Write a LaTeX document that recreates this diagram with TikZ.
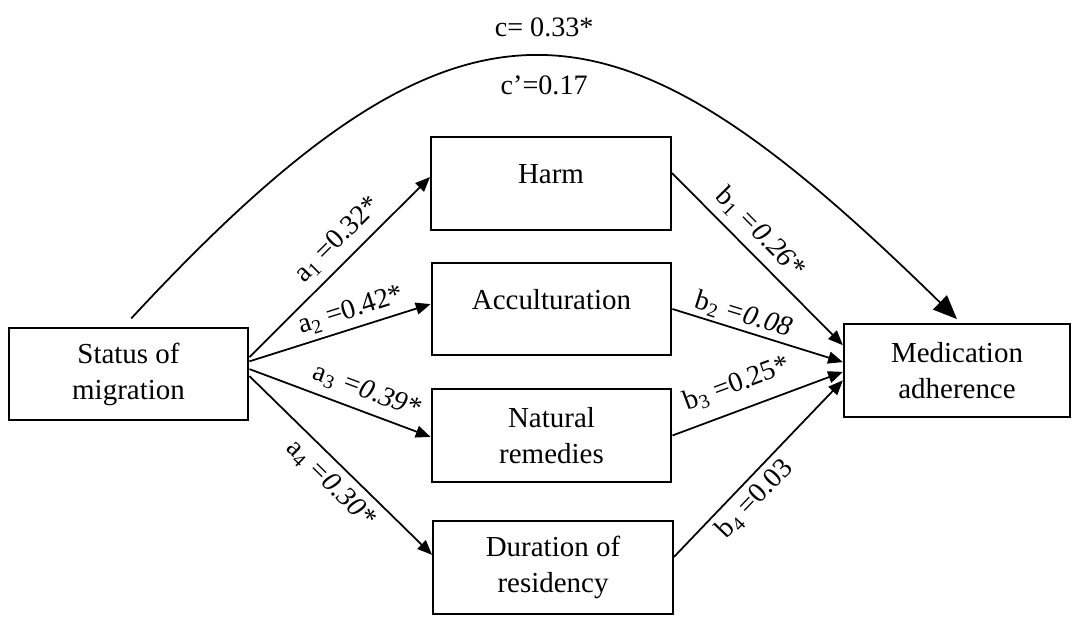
\documentclass[tikz,border=0pt]{standalone}
\usepackage{fontspec}
\setmainfont{Liberation Serif}
\usetikzlibrary{arrows.meta}
\newcommand{\boxW}{170.5pt}
\newcommand{\boxH}{65.6pt}
\newcommand{\coeff}[3]{#1\textsubscript{#2} =#3}
\tikzset{
  var/.style={draw,line width=1.5pt,minimum width=\boxW,minimum height=\boxH,
    inner sep=0pt,align=center,font=\fontsize{20.6}{25.6}\selectfont},
  oneline/.style={text depth=14pt},
  link/.style={line width=1.25pt,-{Triangle[length=10.5pt,width=8.5pt]}},
  coef/.style={sloped,inner sep=1pt,font=\fontsize{20}{24}\selectfont},
  effect/.style={inner sep=1pt,font=\fontsize{20}{24}\selectfont}
}
\begin{document}
\begin{tikzpicture}[x=0.025cm,y=-0.025cm]
\useasboundingbox (0,0) rectangle (1074,617);

%% ---------------- variables ----------------
\node[var] (status) at (128.5,374) {Status of\\migration};
\node[var,oneline] (harm) at (551,183.5) {Harm};
\node[var,oneline] (accult) at (551.5,309) {Acculturation};
\node[var] (natural) at (551.5,435.5) {Natural\\remedies};
\node[var] (duration) at (553,567.5) {Duration of\\residency};
\node[var,minimum width=160.8pt] (adherence) at (957,370.5) {Medication\\adherence};

%% ---------------- direct effect ----------------
\draw[line width=1.25pt,-{Triangle[length=17pt,width=14pt]}]
  ([xshift=2pt,yshift=6pt]status.north) .. controls +(339,-366) and +(-339,-332) .. ([yshift=3pt]adherence.north)
  node[effect,midway,above=13pt] (ctotal) {c= 0.33*}
  node[effect,midway,below=12pt] (cdirect) {c’=0.17};

%% ---------------- a paths ----------------
\draw[link] ([yshift=12pt]status.east) -- node[coef,pos=.57,above=5pt] {\coeff{a}{1}{0.32*}} ([yshift=4.6pt]harm.west);
\draw[link] ([yshift=9pt]status.east) -- node[coef,pos=.59,above=2.8pt] {\coeff{a}{2}{0.42*}} ([yshift=3.5pt]accult.west);
\draw[link] ([yshift=3.5pt]status.east) -- node[coef,pos=.61,above=4.5pt] {a\textsubscript{3} \textit{=0.39*}} ([yshift=-1pt]natural.west);
\draw[link] ([yshift=-1.5pt]status.east) -- node[coef,pos=.52,below=4.5pt] {a\textsubscript{4} \textit{=0.30*}} ([yshift=9pt]duration.west);

%% ---------------- b paths ----------------
\draw[link] ([yshift=7.5pt]harm.east) -- node[coef,pos=.43,above=4.5pt] {b\textsubscript{1} \textit{=0.26*}} ([yshift=18pt]adherence.west);
\draw[link] (accult.east) -- node[coef,pos=.39,above=1pt] {b\textsubscript{2} \textit{=0.08}} ([yshift=6pt]adherence.west);
\draw[link] (natural.east) -- node[coef,pos=.43,above=8pt] {\coeff{b}{3}{0.25*}} ([yshift=-1pt]adherence.west);
\draw[link] ([yshift=7.5pt]duration.east) -- node[coef,pos=.40,below=3pt] {\coeff{b}{4}{0.03}} ([yshift=-7pt]adherence.west);

\end{tikzpicture}
\end{document}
********
What to produce: Restate the full listing verbatim and drop every picture.

Expected answer:
Write a LaTeX document that recreates this diagram with TikZ.
\documentclass[tikz,border=0pt]{standalone}
\usepackage{fontspec}
\setmainfont{Liberation Serif}
\usetikzlibrary{arrows.meta}
\newcommand{\boxW}{170.5pt}
\newcommand{\boxH}{65.6pt}
\newcommand{\coeff}[3]{#1\textsubscript{#2} =#3}
\tikzset{
  var/.style={draw,line width=1.5pt,minimum width=\boxW,minimum height=\boxH,
    inner sep=0pt,align=center,font=\fontsize{20.6}{25.6}\selectfont},
  oneline/.style={text depth=14pt},
  link/.style={line width=1.25pt,-{Triangle[length=10.5pt,width=8.5pt]}},
  coef/.style={sloped,inner sep=1pt,font=\fontsize{20}{24}\selectfont},
  effect/.style={inner sep=1pt,font=\fontsize{20}{24}\selectfont}
}
\begin{document}
\begin{tikzpicture}[x=0.025cm,y=-0.025cm]
\useasboundingbox (0,0) rectangle (1074,617);

%% ---------------- variables ----------------
\node[var] (status) at (128.5,374) {Status of\\migration};
\node[var,oneline] (harm) at (551,183.5) {Harm};
\node[var,oneline] (accult) at (551.5,309) {Acculturation};
\node[var] (natural) at (551.5,435.5) {Natural\\remedies};
\node[var] (duration) at (553,567.5) {Duration of\\residency};
\node[var,minimum width=160.8pt] (adherence) at (957,370.5) {Medication\\adherence};

%% ---------------- direct effect ----------------
\draw[line width=1.25pt,-{Triangle[length=17pt,width=14pt]}]
  ([xshift=2pt,yshift=6pt]status.north) .. controls +(339,-366) and +(-339,-332) .. ([yshift=3pt]adherence.north)
  node[effect,midway,above=13pt] (ctotal) {c= 0.33*}
  node[effect,midway,below=12pt] (cdirect) {c’=0.17};

%% ---------------- a paths ----------------
\draw[link] ([yshift=12pt]status.east) -- node[coef,pos=.57,above=5pt] {\coeff{a}{1}{0.32*}} ([yshift=4.6pt]harm.west);
\draw[link] ([yshift=9pt]status.east) -- node[coef,pos=.59,above=2.8pt] {\coeff{a}{2}{0.42*}} ([yshift=3.5pt]accult.west);
\draw[link] ([yshift=3.5pt]status.east) -- node[coef,pos=.61,above=4.5pt] {a\textsubscript{3} \textit{=0.39*}} ([yshift=-1pt]natural.west);
\draw[link] ([yshift=-1.5pt]status.east) -- node[coef,pos=.52,below=4.5pt] {a\textsubscript{4} \textit{=0.30*}} ([yshift=9pt]duration.west);

%% ---------------- b paths ----------------
\draw[link] ([yshift=7.5pt]harm.east) -- node[coef,pos=.43,above=4.5pt] {b\textsubscript{1} \textit{=0.26*}} ([yshift=18pt]adherence.west);
\draw[link] (accult.east) -- node[coef,pos=.39,above=1pt] {b\textsubscript{2} \textit{=0.08}} ([yshift=6pt]adherence.west);
\draw[link] (natural.east) -- node[coef,pos=.43,above=8pt] {\coeff{b}{3}{0.25*}} ([yshift=-1pt]adherence.west);
\draw[link] ([yshift=7.5pt]duration.east) -- node[coef,pos=.40,below=3pt] {\coeff{b}{4}{0.03}} ([yshift=-7pt]adherence.west);

\end{tikzpicture}
\end{document}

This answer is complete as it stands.